I liked the book a lot and was looking forward to a 13-episode mini-series. However,
gives me great concern. I hope I learned my lesson from LOST and, before that, the X-Files. I do not like “making it up as you go” when you are ostensibly following source material. It’s not good thing.
“Well, we’ve pretty much run out of King’s novel, but the network wants 26 more episodes. What should we do?”
“Just introduce some new characters. Make sure there’s at least one hispanic, a spunky kid, and, oh, yeah, a gay guy. Check that, a lesbian. They’re in the news these days. Plus, that hits the guy 24-35 demographic.”
“The novel already had a lesbian.”
“Yeah, but that one was disgusting. We need a new sexyhot lesbian.”
“So how do we get them in the dome?”
“Maybe a tunnel or something. Or maybe there’s like some sci-fi reason that a hole opens in the top every new moon. That’s it–we’ll helicopter in the new cast.”
“That doesn’t really make a lot of sense.”
“Who cares? We need ratings! LOST didn’t make any sense and the dupes ate that shit up like gangbusters. They even made internet games out of it!”

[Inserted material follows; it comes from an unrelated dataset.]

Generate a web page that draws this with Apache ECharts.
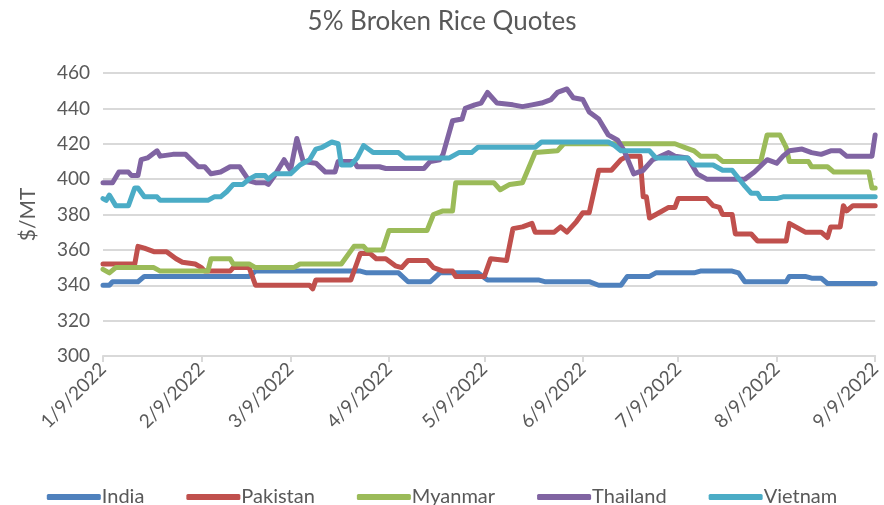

“Ok, got it! New cast, new plot, make shit up, internet games. Solid Gold, baby!”
Yeah, not too excited.
Yeah, the obvious solution of tunneling out needs to be addressed at some point.

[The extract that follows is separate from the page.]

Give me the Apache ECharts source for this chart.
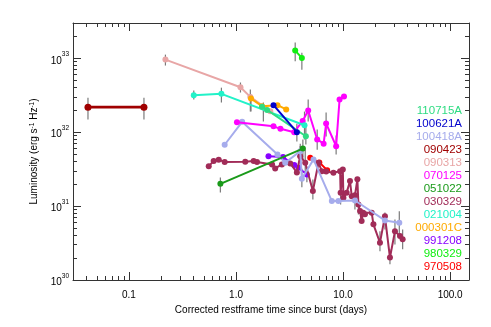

I think the book covered that, and it is a sphere.
If they try to stretch this out to years, it’ll be totally unbelievable. There’s no way you could build a self-sustaining economy in a small area like that with such a small number of people. They’d starve. The producers would have to figure out a way to somehow get occasional supplies to them.
There is one interesting way they could keep going…
Book spoilers ahead:
As I recall, the dome was the creation of some alien kids toying with the people. If so, how about having that dome vanish at some point, but have domes start randomly appearing around other towns, cities, military installations, whatever. Sometimes the domes stay so long that everyone in them dies of starvation. Sometimes the dome is gone in an hour. How would society change if you knew that any time you could be trapped in a dome? How would transportation change if invisible, impenetrable barriers appeared randomly on a regular basis? There might be some interesting story ideas in there.
In the book, the dome was not a sphere but cylindrical, and extended below the ground for quite some ways. (not really a major spoiler, since it’s covered very, very early on in the book).
King’s stuff - while I enjoy his books - rarely makes it to the screen in a satisfactory manner for me. Even ‘The Shining,’ both versions, fell very flat. Altho the second version DID get the hedge animals right…
That said, I shamefacedly confess I haven’t read him since ‘From a Buick 8’ which I LOVED, so it’s been a very long while. Hell - I’m so far behind on the Dresden Files and Repairman Jack, too, I may never get caught up!
Therefore, I’ll watch the mini-series without prejudice. But I reserve the right to bitch if it turns into another ‘Lost.’
I thought Dead Zone and Firestarter were also excellent. Christine also. (cue The Count laughter)
It’s a cylinder. It’s essentially…
a drinking glass placed over an ant hill
Doesn’t this question apply to pretty much EVERY King story? I’ll at least watch the first episode just because the setup and people’s reaction will be so interesting.
Add me to growing queue that is hoping for an “alternate” ending… it was just “meh” for me.
Wish it came on earlier than 10- That’s my bedtime.
That really would be interesting. Imagine how it would change your lives if you didn’t know from day to day if you were going to be able to go get groceries/go to work/go visit family/get gas/etc.